======== Record set

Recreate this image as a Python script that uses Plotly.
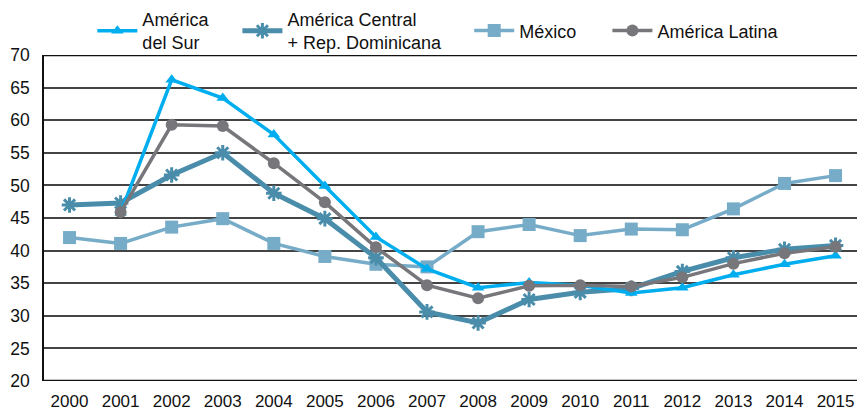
import plotly.graph_objects as go

years = [str(y) for y in range(2000, 2016)]

# Series values (None where no data)
america_sur = [None, 45.8, 66.2, 63.4, 57.8, 49.9, 42.1, 37.2, 34.3, 35.1, 34.7, 33.5, 34.3, 36.3, 37.9, 39.2]
america_central = [47.0, 47.3, 51.6, 55.0, 48.8, 44.9, 38.9, 30.6, 28.9, 32.5, 33.6, 34.2, 36.8, 38.9, 40.2, 40.8]
mexico = [42.0, 41.1, 43.6, 44.9, 41.1, 39.1, 37.9, 37.5, 42.9, 44.0, 42.3, 43.3, 43.2, 46.4, 50.3, 51.5]
america_latina = [None, 45.9, 59.3, 59.1, 53.4, 47.4, 40.5, 34.7, 32.7, 34.6, 34.7, 34.5, 35.9, 38.0, 39.6, 40.6]

y_ticks = list(range(20, 75, 5))

fig = go.Figure()

fig.add_trace(go.Scatter(
    x=years, y=mexico, name="México", mode="lines+markers",
    line=dict(color="#76ACC8", width=3.5),
    marker=dict(symbol="square", size=13, color="#76ACC8"),
    legend="legend3",
))
fig.add_trace(go.Scatter(
    x=years, y=america_central, name="América Central<br>+ Rep. Dominicana", mode="lines+markers",
    line=dict(color="#4A8DAB", width=5),
    marker=dict(symbol="asterisk", size=13, line=dict(color="#4A8DAB", width=3)),
    legend="legend2",
))
fig.add_trace(go.Scatter(
    x=years, y=america_sur, name="América<br>del Sur", mode="lines+markers",
    line=dict(color="#00AEEF", width=3.5),
    marker=dict(symbol="triangle-up", size=11, color="#00AEEF"),
    legend="legend",
))
fig.add_trace(go.Scatter(
    x=years, y=america_latina, name="América Latina", mode="lines+markers",
    line=dict(color="#77777B", width=3.5),
    marker=dict(symbol="circle", size=12, color="#77777B"),
    legend="legend4",
))

legend_common = dict(
    orientation="h", xanchor="left", yanchor="middle", y=1.074,
    font=dict(size=18), bgcolor="rgba(0,0,0,0)", tracegroupgap=0,
    itemwidth=40,
)

fig.update_layout(
    width=857, height=412,
    margin=dict(l=44, r=0, t=55, b=31),
    paper_bgcolor="white", plot_bgcolor="white",
    font=dict(family="Liberation Sans, Arial, sans-serif", size=16, color="#111"),
    showlegend=True,
    legend=dict(x=0.0595, **legend_common),
    legend2=dict(x=0.2379, **legend_common),
    legend3=dict(x=0.523, **legend_common),
    legend4=dict(x=0.693, **legend_common),
    xaxis=dict(
        type="category", range=[-0.5, 15.42], automargin=False,
        showgrid=False, showline=False, zeroline=False,
        ticks="outside", ticklen=5, tickcolor="rgba(0,0,0,0)",
        tickfont=dict(size=17),
    ),
    yaxis=dict(
        range=[20, 70], tickvals=y_ticks, automargin=False,
        showgrid=True, gridcolor="#444", gridwidth=1.5,
        showline=True, linecolor="#111", linewidth=1.5,
        zeroline=False, ticks="outside", ticklen=9, tickcolor="rgba(0,0,0,0)",
        tickfont=dict(size=17.5),
    ),
)

# Heavier frame lines at top and bottom of the value range
fig.add_hline(y=20, line=dict(color="#111", width=2.5))
fig.add_hline(y=70, line=dict(color="#111", width=2.5))

fig.write_html("out.html")
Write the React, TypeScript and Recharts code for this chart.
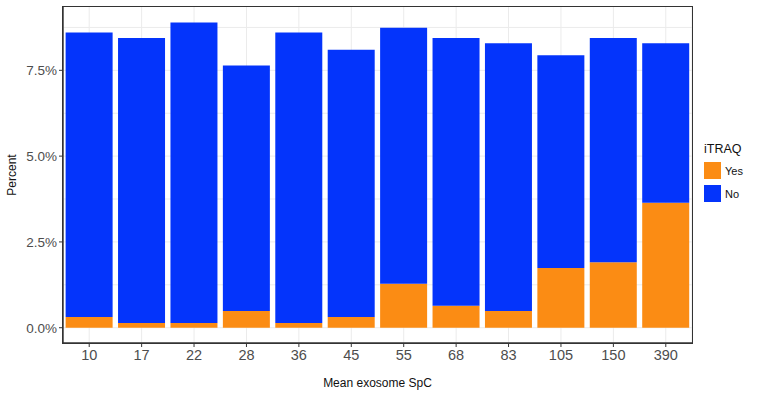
import React from 'react';
import { BarChart, Bar, XAxis, YAxis, CartesianGrid } from 'recharts';

const categories = ['10', '17', '22', '28', '36', '45', '55', '68', '83', '105', '150', '390'];
const yesValues = [0.31, 0.14, 0.14, 0.49, 0.14, 0.31, 1.28, 0.64, 0.49, 1.74, 1.91, 3.64];
const noValues = [8.29, 8.3, 8.75, 7.15, 8.46, 7.79, 7.46, 7.8, 7.8, 6.2, 6.53, 4.65];
const yTicks = [0, 2.5, 5, 7.5];
const gridLines = [0, 1.25, 2.5, 3.75, 5, 6.25, 7.5, 8.75];

const data = categories.map((name, i) => ({ name, yes: yesValues[i], no: noValues[i] }));

const ORANGE = '#FB8C14';
const BLUE = '#0434FB';
const FONT = '"Liberation Sans", Arial, sans-serif';

// plot panel box (matches chart margins + axis sizes below)
const PANEL = { left: 63, top: 7, width: 629, height: 336 };

const App = () => {
  return (
    <div style={{ position: 'absolute', left: 0, top: 0, width: 767, height: 401, background: '#fff', fontFamily: FONT }}>
      <BarChart
        width={767}
        height={401}
        data={data}
        margin={{ top: 7, right: 75, bottom: 0, left: 0 }}
        barCategoryGap="5%"
      >
        <CartesianGrid stroke="#ebebeb" horizontalValues={gridLines} />
        <XAxis
          dataKey="name"
          height={58}
          tickSize={4}
          tickMargin={3}
          tick={{ fill: '#4d4d4d', fontSize: 14.5, fontFamily: FONT }}
          axisLine={{ stroke: '#333', strokeWidth: 1.4 }}
          tickLine={{ stroke: '#333' }}
          label={{ value: 'Mean exosome SpC', position: 'insideBottom', offset: 14, fill: '#111', fontSize: 12, fontFamily: FONT }}
        />
        <YAxis
          width={63}
          domain={[-0.445, 9.345]}
          allowDataOverflow
          ticks={yTicks}
          tickSize={4}
          tickMargin={2}
          tickFormatter={(v: number) => v.toFixed(1) + '%'}
          tick={{ fill: '#4d4d4d', fontSize: 13.5, fontFamily: FONT }}
          axisLine={{ stroke: '#333', strokeWidth: 1.4 }}
          tickLine={{ stroke: '#333' }}
        />
        <Bar dataKey="yes" stackId="a" fill={ORANGE} isAnimationActive={false} />
        <Bar dataKey="no" stackId="a" fill={BLUE} isAnimationActive={false} />
      </BarChart>
      <div
        style={{
          position: 'absolute',
          left: PANEL.left - 1,
          top: PANEL.top - 1,
          width: PANEL.width,
          height: PANEL.height,
          border: '1.4px solid #333',
          pointerEvents: 'none',
        }}
      />
      <div
        style={{
          position: 'absolute',
          left: 12,
          top: 175,
          transform: 'translate(-50%, -50%) rotate(-90deg)',
          fontSize: 12,
          color: '#111',
          whiteSpace: 'nowrap',
        }}
      >
        Percent
      </div>
      <div style={{ position: 'absolute', left: 704, top: 142, fontSize: 12.5, color: '#111' }}>
        <div style={{ marginBottom: 3 }}>iTRAQ</div>
        {[
          { label: 'Yes', color: ORANGE },
          { label: 'No', color: BLUE },
        ].map((item) => (
          <div key={item.label} style={{ display: 'flex', alignItems: 'center', height: 23 }}>
            <div style={{ width: 17, height: 17, background: item.color, marginRight: 4 }} />
            <span style={{ fontSize: 11 }}>{item.label}</span>
          </div>
        ))}
      </div>
    </div>
  );
};

export default App;
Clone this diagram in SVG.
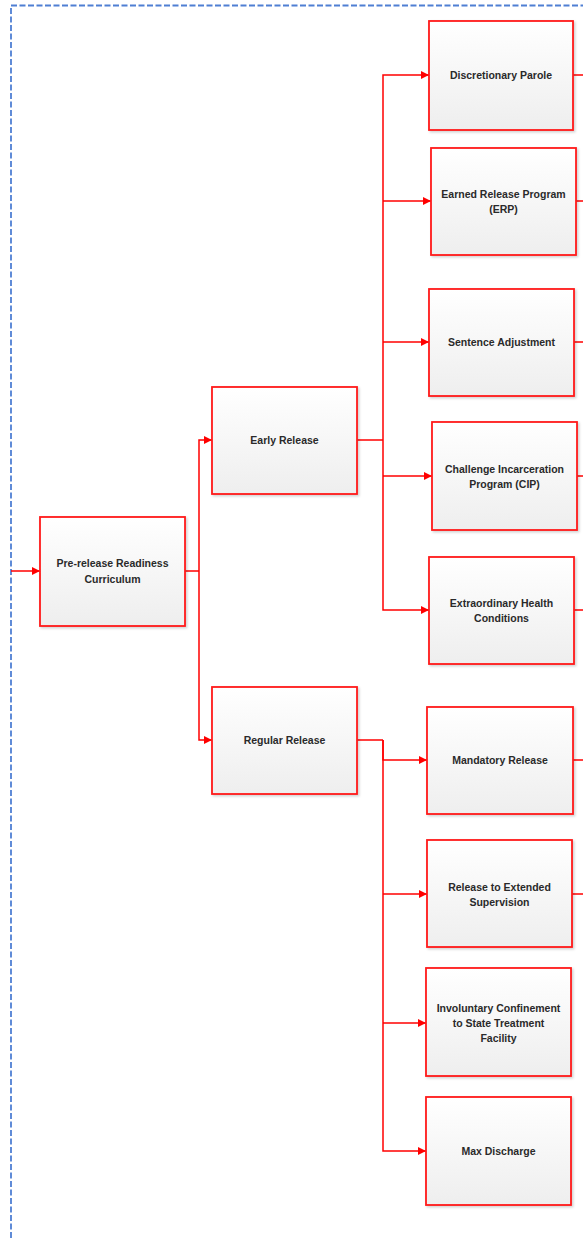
<svg xmlns="http://www.w3.org/2000/svg" width="583" height="1238" viewBox="0 0 583 1238">
  <defs>
    <linearGradient id="boxFill" x1="0" y1="0" x2="0" y2="1">
      <stop offset="0" stop-color="#ffffff"/>
      <stop offset="1" stop-color="#eeeeee"/>
    </linearGradient>
    <filter id="shadow" x="-10%" y="-10%" width="125%" height="125%">
      <feDropShadow dx="1.5" dy="1.5" stdDeviation="1" flood-color="#000" flood-opacity="0.18"/>
    </filter>
    <marker id="arrow" viewBox="0 0 10 10" refX="10" refY="5" markerWidth="9" markerHeight="8" markerUnits="userSpaceOnUse" orient="auto">
      <path d="M0,0 L10,5 L0,10 z" fill="#ff0000"/>
    </marker>
  </defs>
  <style>
    .box { fill: url(#boxFill); stroke: #ff1a1a; stroke-width: 1.8; filter: url(#shadow); }
    .lbl { font-family: "Liberation Sans", Arial, sans-serif; font-size: 10.5px; font-weight: bold; fill: #2a2a2a; text-anchor: middle; }
    .wire { fill: none; stroke: #ff0000; stroke-width: 1.5; }
    .frame { fill: none; stroke: #4f7fd3; stroke-width: 1.8; stroke-dasharray: 6 2.5; }
  </style>

  <rect width="583" height="1238" fill="#ffffff"/>

  <!-- dashed enclosing frame -->
  <path class="frame" d="M11,1238 V5.5 H583"/>

  <!-- connectors -->
  <g id="connectors">
    <path class="wire" marker-end="url(#arrow)" d="M11,571 H40"/>
    <path class="wire" d="M185,571 H199"/>
    <path class="wire" marker-end="url(#arrow)" d="M199,571 V440 H212"/>
    <path class="wire" marker-end="url(#arrow)" d="M199,571 V740 H212"/>

    <path class="wire" d="M357,440 H383"/>
    <path class="wire" marker-end="url(#arrow)" d="M383,440 V75 H429"/>
    <path class="wire" marker-end="url(#arrow)" d="M383,201 H431"/>
    <path class="wire" marker-end="url(#arrow)" d="M383,342 H429"/>
    <path class="wire" marker-end="url(#arrow)" d="M383,476 H432"/>
    <path class="wire" marker-end="url(#arrow)" d="M383,440 V610 H429"/>

    <path class="wire" d="M357,740 H383"/>
    <path class="wire" marker-end="url(#arrow)" d="M383,740 V760 H427"/>
    <path class="wire" marker-end="url(#arrow)" d="M383,894 H427"/>
    <path class="wire" marker-end="url(#arrow)" d="M383,1023 H426"/>
    <path class="wire" marker-end="url(#arrow)" d="M383,740 V1151 H426"/>

    <!-- outgoing leads to the next stage -->
    <path class="wire" d="M573,75 H583"/>
    <path class="wire" d="M576,201 H583"/>
    <path class="wire" d="M574,342 H583"/>
    <path class="wire" d="M577,476 H583"/>
    <path class="wire" d="M574,610 H583"/>
    <path class="wire" d="M573,760 H583"/>
    <path class="wire" d="M572,894 H583"/>
  </g>

  <g id="prerelease">
    <rect class="box" x="40" y="517" width="145" height="109"/>
    <text class="lbl" x="112.5" y="567">Pre-release Readiness</text>
    <text class="lbl" x="112.5" y="583">Curriculum</text>
  </g>

  <g id="early-release">
    <rect class="box" x="212" y="387" width="145" height="107"/>
    <text class="lbl" x="284.5" y="444">Early Release</text>
  </g>

  <g id="regular-release">
    <rect class="box" x="212" y="687" width="145" height="107"/>
    <text class="lbl" x="284.5" y="744">Regular Release</text>
  </g>

  <g id="discretionary-parole">
    <rect class="box" x="429" y="21" width="144" height="109"/>
    <text class="lbl" x="501" y="79">Discretionary Parole</text>
  </g>

  <g id="erp">
    <rect class="box" x="431" y="148" width="145" height="107"/>
    <text class="lbl" x="503.5" y="198">Earned Release Program</text>
    <text class="lbl" x="503.5" y="213">(ERP)</text>
  </g>

  <g id="sentence-adjustment">
    <rect class="box" x="429" y="289" width="145" height="107"/>
    <text class="lbl" x="501.5" y="346">Sentence Adjustment</text>
  </g>

  <g id="cip">
    <rect class="box" x="432" y="422" width="145" height="108"/>
    <text class="lbl" x="504.5" y="473">Challenge Incarceration</text>
    <text class="lbl" x="504.5" y="488">Program (CIP)</text>
  </g>

  <g id="extraordinary-health">
    <rect class="box" x="429" y="557" width="145" height="107"/>
    <text class="lbl" x="501.5" y="607">Extraordinary Health</text>
    <text class="lbl" x="501.5" y="622">Conditions</text>
  </g>

  <g id="mandatory-release">
    <rect class="box" x="427" y="707" width="146" height="107"/>
    <text class="lbl" x="500" y="764">Mandatory Release</text>
  </g>

  <g id="extended-supervision">
    <rect class="box" x="427" y="840" width="145" height="107"/>
    <text class="lbl" x="499.5" y="891">Release to Extended</text>
    <text class="lbl" x="499.5" y="906">Supervision</text>
  </g>

  <g id="involuntary-confinement">
    <rect class="box" x="426" y="968" width="145" height="108"/>
    <text class="lbl" x="498.5" y="1012">Involuntary Confinement</text>
    <text class="lbl" x="498.5" y="1027">to State Treatment</text>
    <text class="lbl" x="498.5" y="1042">Facility</text>
  </g>

  <g id="max-discharge">
    <rect class="box" x="426" y="1097" width="145" height="108"/>
    <text class="lbl" x="498.5" y="1155">Max Discharge</text>
  </g>
</svg>
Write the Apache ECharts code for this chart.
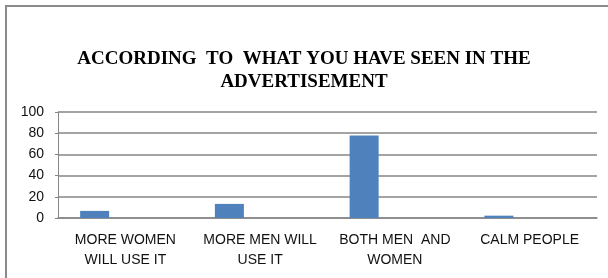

================

Extract, word for word, each line from the top of the data down to and including the line with "years = [str(y) for y in range(2000, 2016)]"; skip the pictures.

Recreate this image as a Python script that uses Plotly.
import plotly.graph_objects as go

years = [str(y) for y in range(2000, 2016)]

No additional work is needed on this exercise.